Perché il MoVimento minimizza così sfacciatamente i guai giudiziari di Virginia Raggi? Perché Raggi è legata a doppio filo a Luigi Di Maio: per lei si è speso senza riserve fuori e dentro il partito, prima e dopo le elezioni.
Per lei, ma anche per lui, com’è noto, sono già state applicate impensabili deroghe allo Statuto che, teoricamente, vieta di candidare indagati e impone loro le dimissioni qualora si fosse già in carica.
L’altro grande sponsor di Raggi è Luigi Di Maio. Nella notte della vittoria, a seguirla come un’ombra è il suo capo staff Vincenzo Spadafora: Raggi in pochi giorni piazza come assessori al Campidoglio due suoi stretti ex collaboratori. Per Luigi il successo di Raggi è anche il suo trampolino di lancio verso Palazzo Chigi.
È a Luigi che Raggi si rivolge nei momenti più critici: è su di lui che si è appoggiata per difendere sia Muraro che Marra, lo ha convinto a proteggerla mentre mollava il tecnico Minenna, l’ha aiutata nel puntellare la sua disastrosa immagine.

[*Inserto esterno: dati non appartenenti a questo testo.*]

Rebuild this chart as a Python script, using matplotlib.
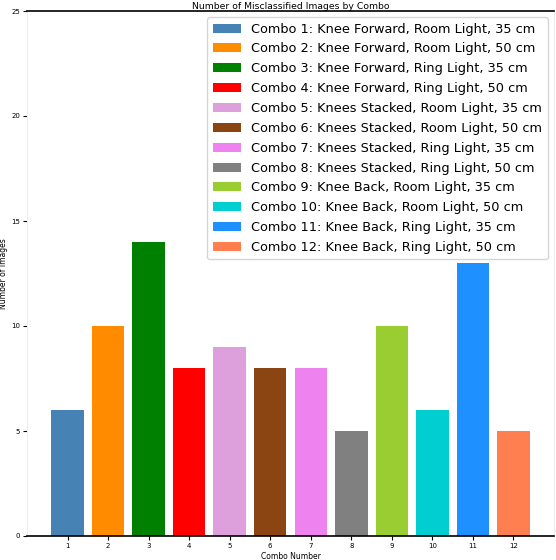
import matplotlib
matplotlib.use("Agg")
import matplotlib.pyplot as plt

combos = list(range(1, 13))
misclassified = [6, 10, 14, 8, 9, 8, 8, 5, 10, 6, 13, 5]
labels = [
    "Combo 1: Knee Forward, Room Light, 35 cm",
    "Combo 2: Knee Forward, Room Light, 50 cm",
    "Combo 3: Knee Forward, Ring Light, 35 cm",
    "Combo 4: Knee Forward, Ring Light, 50 cm",
    "Combo 5: Knees Stacked, Room Light, 35 cm",
    "Combo 6: Knees Stacked, Room Light, 50 cm",
    "Combo 7: Knees Stacked, Ring Light, 35 cm",
    "Combo 8: Knees Stacked, Ring Light, 50 cm",
    "Combo 9: Knee Back, Room Light, 35 cm",
    "Combo 10: Knee Back, Room Light, 50 cm",
    "Combo 11: Knee Back, Ring Light, 35 cm",
    "Combo 12: Knee Back, Ring Light, 50 cm",
]
colors = ["steelblue", "darkorange", "green", "red", "plum", "saddlebrown",
          "violet", "gray", "yellowgreen", "darkturquoise", "dodgerblue", "coral"]

fig = plt.figure(figsize=(5.56, 5.6), dpi=100)
ax = fig.add_axes([27 / 556, 24 / 560, 527 / 556, 525 / 560])

for c, v, lab, col in zip(combos, misclassified, labels, colors):
    ax.bar(c, v, width=0.8, color=col, label=lab)

ax.set_xlim(0, 13)
ax.set_ylim(0, 25)
ax.set_xticks(combos)
ax.set_yticks([0, 5, 10, 15, 20, 25])
ax.tick_params(labelsize=5, length=3, width=0.8, pad=2)
ax.set_xlabel("Combo Number", fontsize=5.5, labelpad=2)
ax.set_ylabel("Number of Images", fontsize=5.5, labelpad=2)
ax.set_title("Number of Misclassified Images by Combo", fontsize=6.7, pad=1.5)

for side in ["left", "right"]:
    ax.spines[side].set_color("#eeeeee")
for side in ["top", "bottom"]:
    ax.spines[side].set_color("black")
    ax.spines[side].set_linewidth(1.2)

ax.legend(loc="upper right", fontsize=9.3, labelspacing=0.53,
          handlelength=2.2, borderaxespad=0.5, framealpha=0.8)

fig.savefig("out.png", dpi=100)
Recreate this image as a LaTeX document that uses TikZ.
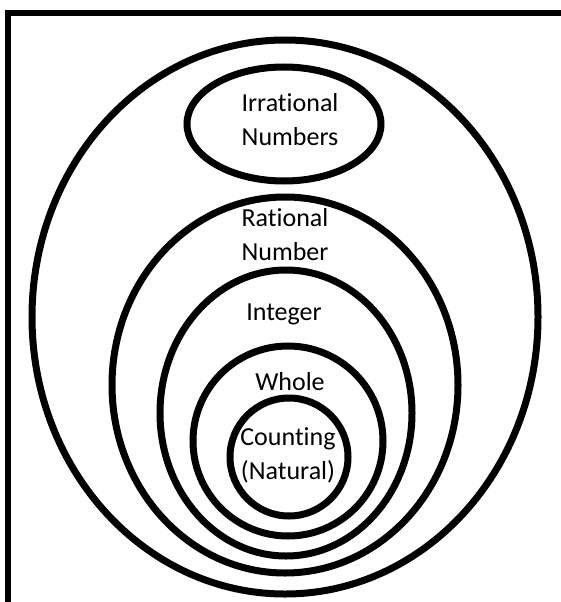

Per lei sono stati cambiati i parametri morali del MoVimento: mentre prima qualcuno diceva che “ai politici non va applicata la presunzione di innocenza… Per me se c’è un dubbio non c’è alcun dubbio”, oggi che è indagata per abuso d’ufficio (il 28 settembre 2017 è stata chiesta l’archiviazione per questo reato e il rinvio a giudizio per falso, nda) il MoVimento ha inaugurato il garantismo a due velocità: veloce e spietato con gli avversari, dolce e pieno di riguardi con i suoi esponenti. E su di lei è stato disegnato un “nuovo codice morale” che fa entrare il MoVimento nel club dei partiti. Nonostante le grane giudiziarie, e le evidenti colpe politiche, non si deve dimettere.